ASCII folding token filter

ASCII folding token filter

The asciifolding token filter converts non-ASCII characters to their closest ASCII equivalents. For example, é becomes e, ü becomes u, and ñ becomes n. This process is known as transliteration.

The asciifolding token filter offers a number of benefits:

Enhanced search flexibility: Users often omit accents or special characters when entering queries. The asciifolding token filter ensures that such queries still return relevant results.
Normalization: Standardizes the indexing process by ensuring that accented characters are consistently converted to their ASCII equivalents.
Internationalization: Particularly useful for applications including multiple languages and character sets.
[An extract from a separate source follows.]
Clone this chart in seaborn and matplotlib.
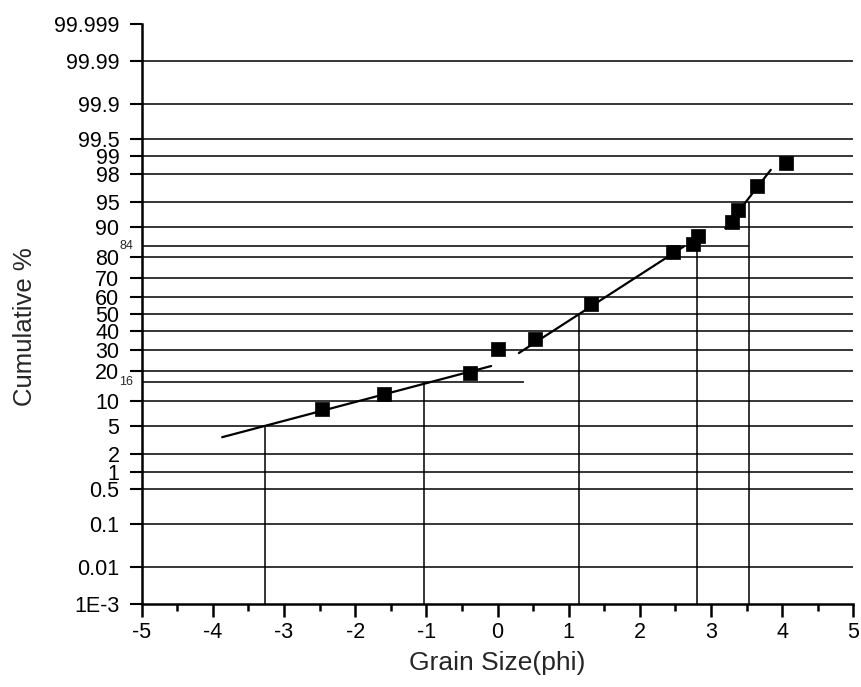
import numpy as np
import pandas as pd
import matplotlib
matplotlib.use("Agg")
import matplotlib.pyplot as plt
from matplotlib.ticker import FixedLocator, NullLocator
import seaborn as sns
from statistics import NormalDist

# Sieve data: grain size (phi) vs cumulative weight percent
grain_phi = [-2.46, -1.59, -0.38, 0.00, 0.52, 1.32, 2.46, 2.74, 2.82, 3.30, 3.38, 3.64, 4.05]
cum_pct = [8.1, 12.0, 19.4, 30.5, 35.6, 55.8, 81.8, 84.7, 87.4, 91.3, 93.6, 97.0, 98.7]

# Straight-line segments fitted to the three sub-populations
coarse_phi = [-3.87, -0.09]
coarse_pct = [3.5, 22.2]
middle_phi = [0.30, 2.62]
middle_pct = [28.3, 84.0]
fine_phi = [3.20, 3.84]
fine_pct = [89.6, 98.3]

# Percentile readings (phi5, phi16, phi50, phi84, phi95)
pctl_phi = [-3.27, -1.04, 1.15, 2.81, 3.53]
pctl_pct = [5, 16, 50, 84, 95]

# Horizontal marker lines for phi16 and phi84
mark16_end = 0.37
mark84_end = 3.53

x_ticks = [-5, -4, -3, -2, -1, 0, 1, 2, 3, 4, 5]
x_minor = [-4.5, -3.5, -2.5, -1.5, -0.5, 0.5, 1.5, 2.5, 3.5, 4.5]
y_ticks = [0.001, 0.01, 0.1, 0.5, 1, 2, 5, 10, 20, 30, 40, 50, 60, 70, 80,
           90, 95, 98, 99, 99.5, 99.9, 99.99, 99.999]
y_tick_labels = ["1E-3", "0.01", "0.1", "0.5", "1", "2", "5", "10", "20", "30",
                 "40", "50", "60", "70", "80", "90", "95", "98", "99", "99.5",
                 "99.9", "99.99", "99.999"]
grid_levels = [0.01, 0.1, 0.5, 1, 2, 5, 10, 20, 30, 40, 50, 60, 70, 80,
               90, 95, 98, 99, 99.5, 99.9, 99.99]

sns.set_style("ticks")
plt.rcParams["font.family"] = ["Liberation Sans", "DejaVu Sans"]

_nd = NormalDist()


def probit(p):
    p = np.clip(np.asarray(p, dtype=float) / 100.0, 1e-12, 1 - 1e-12)
    return np.vectorize(_nd.inv_cdf, otypes=[float])(p)


def inv_probit(z):
    z = np.asarray(z, dtype=float)
    return np.vectorize(_nd.cdf, otypes=[float])(z) * 100.0


fig = plt.figure(figsize=(8.61, 6.87), dpi=100)
ax = fig.add_axes([0.1646, 0.1208, 0.8265, 0.8443])
ax.set_yscale("function", functions=(probit, inv_probit))
ax.set_xlim(-5, 5)
ax.set_ylim(0.001, 99.999)

# probability grid
ax.hlines(grid_levels, -5, 5, colors="black", linewidth=1.1, zorder=1)
ax.hlines([16], -5, mark16_end, colors="black", linewidth=1.1, zorder=1)
ax.hlines([84], -5, mark84_end, colors="black", linewidth=1.1, zorder=1)

# percentile drop lines to the grain-size axis
ax.vlines(pctl_phi, 0.001, pctl_pct, colors="black", linewidth=1.1, zorder=2)

# fitted segments
for xs, ys in [(coarse_phi, coarse_pct), (middle_phi, middle_pct), (fine_phi, fine_pct)]:
    sns.lineplot(x=xs, y=ys, ax=ax, color="black", linewidth=1.6,
                 sort=False, estimator=None, zorder=3)

df = pd.DataFrame({"phi": grain_phi, "pct": cum_pct})
sns.scatterplot(data=df, x="phi", y="pct", ax=ax, marker="s", s=92,
                color="black", edgecolor="black", linewidth=0.5, zorder=4)

ax.yaxis.set_major_locator(FixedLocator(y_ticks))
ax.yaxis.set_minor_locator(NullLocator())
ax.set_yticklabels(y_tick_labels)
ax.xaxis.set_major_locator(FixedLocator(x_ticks))
ax.xaxis.set_minor_locator(FixedLocator(x_minor))
ax.set_xticklabels([str(v) for v in x_ticks])

ax.tick_params(axis="y", which="major", direction="out", length=9, width=1.5,
               labelsize=15.5, pad=7, colors="black")
ax.tick_params(axis="x", which="major", direction="out", length=9, width=1.8,
               labelsize=15.5, pad=4, colors="black")
ax.tick_params(axis="x", which="minor", direction="out", length=5, width=1.8,
               colors="black")

for side in ["top", "right"]:
    ax.spines[side].set_visible(False)
for side in ["left", "bottom"]:
    ax.spines[side].set_linewidth(1.8)
    ax.spines[side].set_color("black")

ax.set_xlabel("Grain Size(phi)", fontsize=19, labelpad=6)
ax.set_ylabel("Cumulative %", fontsize=18.5)
ax.yaxis.set_label_coords(-0.147, 0.478)

# small labels for the 84 and 16 marker lines
for v in (84, 16):
    ax.annotate(str(v), xy=(0, v), xycoords=("axes fraction", "data"),
                xytext=(-6, 0), textcoords="offset points",
                ha="right", va="center", fontsize=9)

ax.set_facecolor("white")
fig.patch.set_facecolor("white")
fig.savefig("out.png", dpi=100)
While the asciifolding token filter can simplify searches, it may also lead to the loss of specific information, particularly if the distinction between accented and non-accented characters in the dataset is significant.

Parameters

You can configure the asciifolding token filter using the preserve_original parameter. Setting this parameter to true keeps both the original token and its ASCII-folded version in the token stream. This can be particularly useful when you want to match both the original (with accents) and the normalized (without accents) versions of a term in a search query. Default is false.

Example

The following example request creates a new index named example_index and defines an analyzer with the asciifolding filter and preserve_original parameter set to true:

PUT /example_index
{
  "settings": {
    "analysis": {
      "filter": {
        "custom_ascii_folding": {
          "type": "asciifolding",
          "preserve_original": true
        }
      },
      "analyzer": {
        "custom_ascii_analyzer": {
          "type": "custom",
          "tokenizer": "standard",
          "filter": [
            "lowercase",
            "custom_ascii_folding"
          ]
        }
      }
    }
  }
}

copy

Generated tokens

Use the following request to examine the tokens generated using the analyzer:

POST /example_index/_analyze
{
  "analyzer": "custom_ascii_analyzer",
  "text": "Résumé café naïve coördinate"
}

copy

The response contains the generated tokens:

{
  "tokens": [
    {
      "token": "resume",
      "start_offset": 0,
      "end_offset": 6,
      "type": "<ALPHANUM>",
      "position": 0
    },
    {
      "token": "résumé",
      "start_offset": 0,
      "end_offset": 6,
      "type": "<ALPHANUM>",
      "position": 0
    },
    {
      "token": "cafe",
      "start_offset": 7,
      "end_offset": 11,
      "type": "<ALPHANUM>",
      "position": 1
    },
    {
      "token": "café",
      "start_offset": 7,
      "end_offset": 11,
      "type": "<ALPHANUM>",
      "position": 1
    },
    {
      "token": "naive",
      "start_offset": 12,
      "end_offset": 17,
      "type": "<ALPHANUM>",
      "position": 2
    },
    {
      "token": "naïve",
      "start_offset": 12,
      "end_offset": 17,
      "type": "<ALPHANUM>",
      "position": 2
    },
    {
      "token": "coordinate",
      "start_offset": 18,
      "end_offset": 28,
      "type": "<ALPHANUM>",
      "position": 3
    },
    {
      "token": "coördinate",
      "start_offset": 18,
      "end_offset": 28,
      "type": "<ALPHANUM>",
      "position": 3
    }
  ]
}